Hundreds of days past the deadline, an SEC panel today unanimously voted to propose a rule allowing equity crowdfunding of startups by anyone, not just rich accredited investors. The rule will now go into a lengthy public comment period before an SEC vote on whether it will go into effect.
True crowdfunding is the third piece of the JOBS Act to be addressed by the SEC. It approved lighter reporting requirements for startups earlier this year, and just last month lifted the longstanding ban on general solicitation of fundraising by startups and investment funds.
First, companies can only raise up to $1 million a year from the crowd. There are limits on the percentage of their income a person earning less than $200,000 a year can invest. For example, someone earning less than $100,000 a year can only invest $2,000, or 5% of their income. The current proposal doesn’t require companies to verify the income levels of its crowd investors. However, this is a topic the SEC wants to see the public discuss during the comment period.

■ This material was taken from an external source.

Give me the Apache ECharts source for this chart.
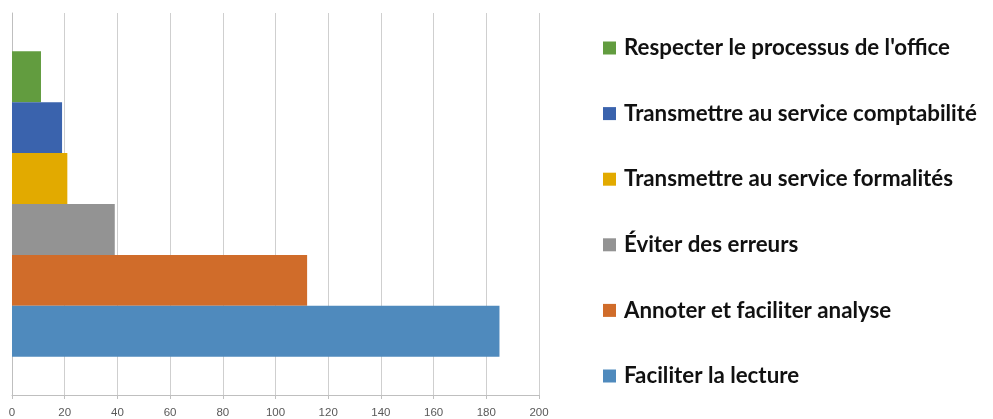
<!DOCTYPE html>
<html>
<head>
<meta charset="utf-8">
<script src="https://cdn.jsdelivr.net/npm/echarts@6/dist/echarts.min.js"></script>
<style>html,body{margin:0;padding:0;background:#fff;}#c{width:993px;height:419px;}</style>
</head>
<body>
<div id="c"></div>
<script>
const seriesNames = [
  "Respecter le processus de l'office",
  "Transmettre au service comptabilité",
  "Transmettre au service formalités",
  "Éviter des erreurs",
  "Annoter et faciliter analyse",
  "Faciliter la lecture"
];
const seriesValues = [11, 19, 21, 39, 112, 185];
const seriesColors = ["#629c3f", "#3a63ad", "#e2aa00", "#939393", "#d06c2a", "#4f8abd"];
const categories = [""];
const xTicks = { min: 0, max: 200, interval: 20 };

const chart = echarts.init(document.getElementById('c'));
chart.setOption({
  animation: false,
  grid: { left: 12, right: 454, top: 13, bottom: 20, containLabel: false },
  legend: {
    data: seriesNames,
    orient: 'vertical',
    left: 603,
    top: 36,
    padding: 0,
    itemWidth: 13,
    itemHeight: 13,
    itemGap: 41.6,
    icon: 'rect',
    textStyle: { fontFamily: 'Lato', fontWeight: 'bold', fontSize: 22.3, color: '#111', lineHeight: 24, padding: [0,0,0,3] }
  },
  xAxis: {
    type: 'value', min: xTicks.min, max: xTicks.max, interval: xTicks.interval,
    axisLine: { show: true, lineStyle: { color: '#bfbfbf' } },
    axisTick: { show: true, length: 4, lineStyle: { color: '#bfbfbf' } },
    axisLabel: { color: '#595959', fontSize: 11.5, fontFamily: 'Liberation Sans', margin: 12 },
    splitLine: { show: true, lineStyle: { color: '#cfcfcf' } }
  },
  yAxis: {
    type: 'category', data: categories, inverse: true,
    axisLine: { show: true, lineStyle: { color: '#bfbfbf' } },
    axisTick: { show: false },
    axisLabel: { show: false }
  },
  series: seriesNames.map((n, i) => ({
    name: n, type: 'bar', data: [seriesValues[i]],
    itemStyle: { color: seriesColors[i] },
    barGap: 0, barCategoryGap: '20%'
  }))
});
</script>
</body>
</html>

According to Crowd Funding Forum, the amount an individual can invest will be based on either their net worth or income level bracket, whichever is higher. Deals will have to go through registered crowdfunding portals like startup CircleUp. Non U.S. crowdfunding portals can submit to an on site examination by the SEC if they want to register to manage equity crowdfunding. Companies will need to keep accurate lists of their investors, which may be aided by hiring a registered transfer agent.
If equity crowdfunding by unaccredited investors is eventually passed, it could unlock a huge well of funding for startups.
Traditionally, startups raise from expert angel investors in their domain or established venture capital firms that provide guidance, connections, recruiting help, and other services along with their money. Crowdfunding could be used to augment standard VC with an army of smaller investors that could be evangelists and testers, but also help with connections and recruiting like a big firm.
Some criticize crowdfunding as “dumb money” that’s less valuable than the better VCs. It’s true that top startups with the clout to raise from prestigious, high value-add firms might be better sticking to the traditional route. But filling in part of a funding round with the crowd could still be helpful to get a wide base of support. And for second-tier startups that often raise from VCs that don’t provide much extra help and often can’t return their funds, the crowd could be a good option.
Crowdfunding may pose some dangers to mom-and-pop investors. That’s why the limits are in place. But really, the biggest threat of crowdfunding may be to worst of the venture capitalists. If the rule passes, startups won’t be forced to beg them for money any more. Thanks to a combo of general solicitation and unaccredited investor crowdfunding, they’ll be able to ask everyone to fund their vision.